Die Kompositionen Rachmaninows, die Kissin im zweiten Teil seines Rezitals zum Besten gab, waren alle zwischen 1903 und 1917, also noch vor der Emigration des Komponisten in die USA, entstanden. Sie huldigen einem spätromantischen Stil, der, im Unterschied etwa zu jenem Skrjabins, die Ideen einer erweiterten Tonalität ablehnt. Diese Klangwelt Rachmaninows scheint Kissin aus dem Herzen zu sprechen. Zum Einstieg spielte er zwei Préludes aus den Opera 32 und 23. Beim Prélude in Ges-Dur, Op.23 Nr.10, bei dem die Melodie grundsätzlich in der Unterstimme liegt, gelang es dem Pianisten vorbildlich, auch die versteckte Polyphonie in den Begleitstimmen hörbar zu machen.
Den gewichtigsten Beitrag sparte sich Kissin auf den Schluss auf: Mit fünf Nummern aus den Études-Tableaux, Op.39 eroberte er das Publikum im ausverkauften Saal definitiv. Kompositorisch sind die Études-Tableaux, wie der Name sagt, eine Mischung aus pianistischer Virtuosität und bildhaft-poetischer Imagination. In der Nummer 2, Lento assai in a-Moll, zitiert Rachmaninow die gregorianische Dies irae-Melodie und verbreitet so eine endzeitliche Stimmung. Ein hartnäckig wiederkehrendes Motiv ist auch in der Nummer 4 gegenwärtig, die der Pianist in ständig wechselnder Beleuchtung vorführte. Vollgriffig und leidenschaftlich kam die Nummer 5, Appassionato in es-Moll, daher. Dass man dieses Stück, das sich scheinbar gleichzeitig auf der ganzen Klaviatur ausbreitet, mit nur zwei Händen spielen kann, dazu braucht es einen Virtuosen der Spitzenklasse. In der abschliessenden Marcia, einem Variationssatz über verschiedene Arten von Märschen, punktete Kissin nochmals mit seinen reichen Gestaltungsmöglichkeiten.

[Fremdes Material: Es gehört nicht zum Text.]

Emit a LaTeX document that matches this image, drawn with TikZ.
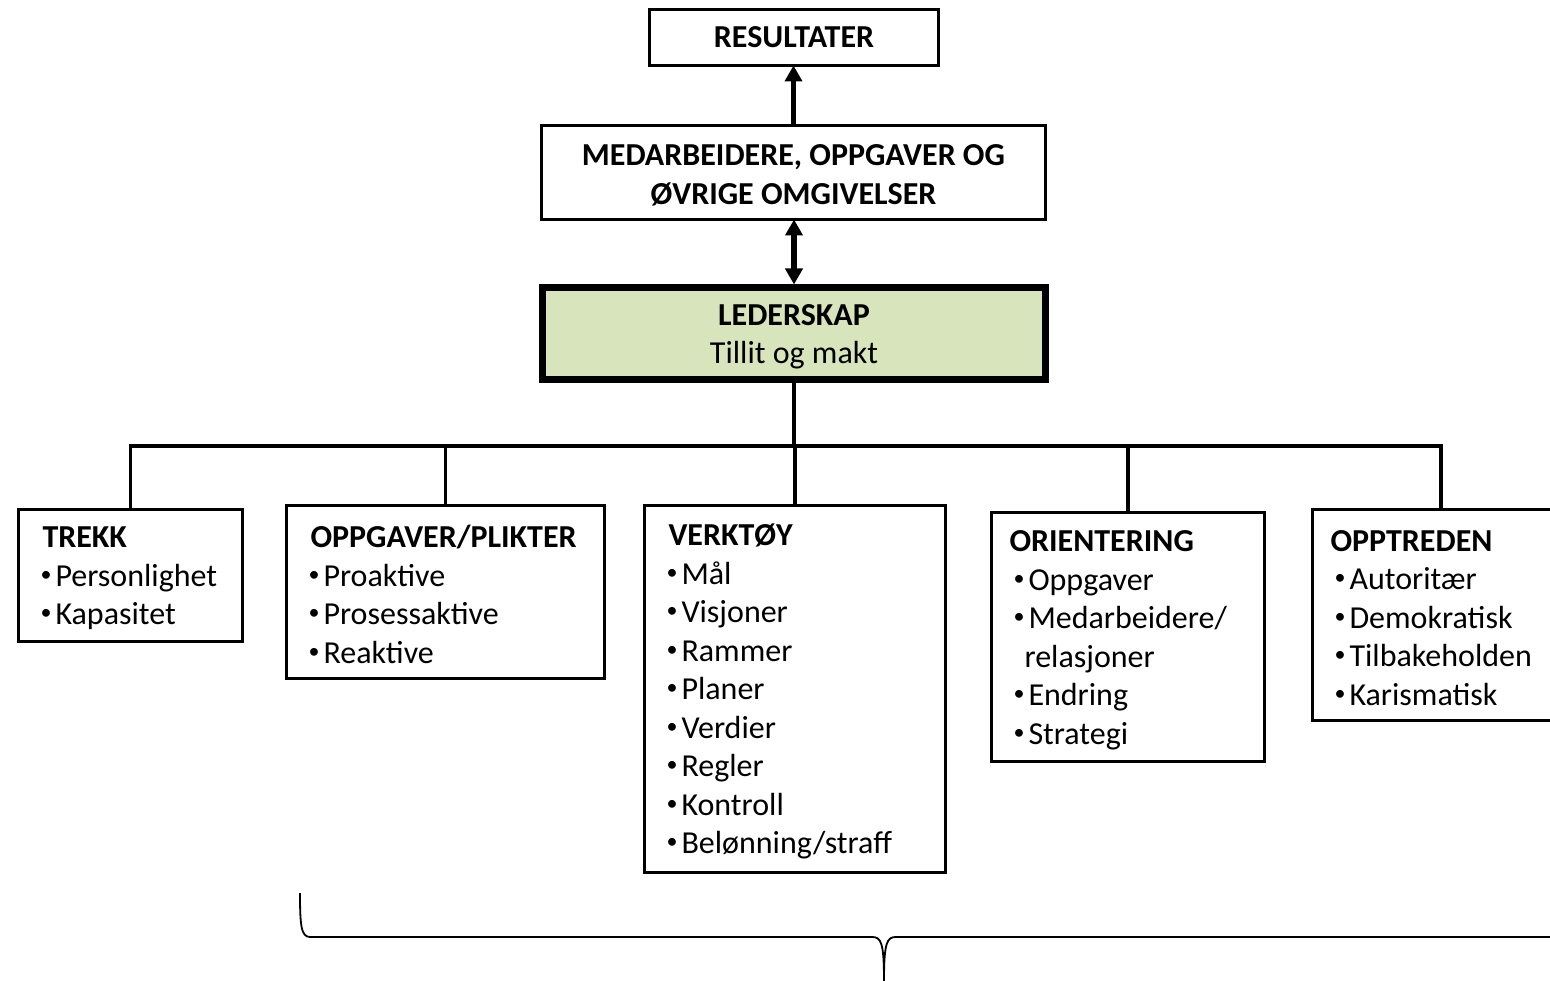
\documentclass[tikz,border=0pt]{standalone}
\usepackage{fontspec}
\setmainfont{Carlito}
\usetikzlibrary{arrows.meta}
\definecolor{leaderfill}{HTML}{D8E4BC}
\newcommand\bul{\raisebox{5pt}{\fontsize{22}{22}\selectfont•}}
\newcommand\itm[1]{\makebox[15pt][l]{\bul}#1}
\newcommand\tstrut{\rule{0pt}{27pt}}
\newcommand\hd[1]{\tstrut\hspace{2pt}\textbf{#1}}
\begin{document}
\begin{tikzpicture}[x=1pt,y=-1pt,
  box/.style={draw, line width=3pt, fill=white, inner sep=0pt, outer sep=0pt, anchor=north west,
    font=\fontsize{32}{38.5}\selectfont},
  titlebox/.style={box, align=center, font=\fontsize{32}{38.5}\selectfont\bfseries},
  listbox/.style={box, align=left, inner xsep=22pt},
  bigarrow/.style={line width=5.5pt, -{Triangle[width=17pt,length=16pt]}},
  tree/.style={line width=3.5pt, line cap=rect},
  bracket/.style={line width=1.8pt}]
\useasboundingbox (0,0) rectangle (1550,981);
\begin{scope}
\clip (0,0) rectangle (1550,981);

% upper chain
\node[titlebox, minimum width=289pt, minimum height=56pt] (result) at (649.5,9.5) {RESULTATER};
\node[titlebox, minimum width=504pt, minimum height=94pt] (medarb) at (541.5,125.5)
  {\tstrut MEDARBEIDERE, OPPGAVER OG\\ØVRIGE OMGIVELSER};
\node[box, line width=7pt, fill=leaderfill, align=center, minimum width=503pt, minimum height=92pt]
  (leder) at (542.5,287.5) {\tstrut\textbf{LEDERSKAP}\\Tillit og makt};

\draw[bigarrow] (medarb.north) -- (medarb.north |- result.south);
\draw[bigarrow, {Triangle[width=17pt,length=16pt]}-{Triangle[width=17pt,length=16pt]}, shorten <=3pt]
  (leder.north) -- (leder.north |- medarb.south);

% the five dimensions
\node[listbox, text width=180pt, minimum height=132pt] (trekk) at (18.5,509.5)
  {\hd{TREKK}\\\itm{Personlighet}\\\itm{Kapasitet}};
\node[listbox, text width=274pt, minimum height=173pt] (oppg) at (286.5,505.5)
  {\hd{OPPGAVER/PLIKTER}\\\itm{Proaktive}\\\itm{Prosessaktive}\\\itm{Reaktive}};
\node[listbox, text width=257pt, minimum height=367pt] (verk) at (644.5,505.5)
  {\hd{VERKTØY}\\\itm{Mål}\\\itm{Visjoner}\\\itm{Rammer}\\\itm{Planer}\\\itm{Verdier}\\\itm{Regler}\\\itm{Kontroll}\\\itm{Belønning/straff}};
\node[listbox, text width=229pt, minimum height=249pt] (orient) at (991.5,512.5)
  {\tstrut\hspace{-4pt}\textbf{ORIENTERING}\\\itm{Oppgaver}\\\itm{Medarbeidere/}\\\hspace{11pt}relasjoner\\\itm{Endring}\\\itm{Strategi}};
\node[listbox, text width=213pt, minimum height=211pt] (opptr) at (1312.5,509.5)
  {\tstrut\hspace{-4pt}\textbf{OPPTREDEN}\\\itm{Autoritær}\\\itm{Demokratisk}\\\itm{Tilbakeholden}\\\itm{Karismatisk}};

% tree connectors
\coordinate (bus) at (794,446);
\draw[tree] (leder.south) -- (bus);
\draw[tree] (trekk.north) -- (trekk.north |- bus) -- (opptr.north |- bus) -- (opptr.north);
\draw[tree] (oppg.north) -- (oppg.north |- bus);
\draw[tree] (verk.north) -- (verk.north |- bus);
\draw[tree] (orient.north) -- (orient.north |- bus);

% curly bracket below the boxes
\draw[bracket] (300,893) .. controls (300,925) and (301,937) .. (310,937)
  -- (872,937) .. controls (881,937) and (884,942) .. (884,981);
\draw[bracket] (884,981) .. controls (884,942) and (887,937) .. (896,937) -- (1560,937);
\end{scope}
\end{tikzpicture}
\end{document}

Mit dem tosenden Applaus holte das Publikum gleich drei Zugaben heraus, die selbstredend auch von Rachmaninow stammten. Und nach jeder strahlte Kissin, der sonst eher ein introvertierter Typ ist, mehr. Danach verliess man den Konzertsaal im Gefühl, einem der Grossen unter den heutigen Pianisten gelauscht zu haben.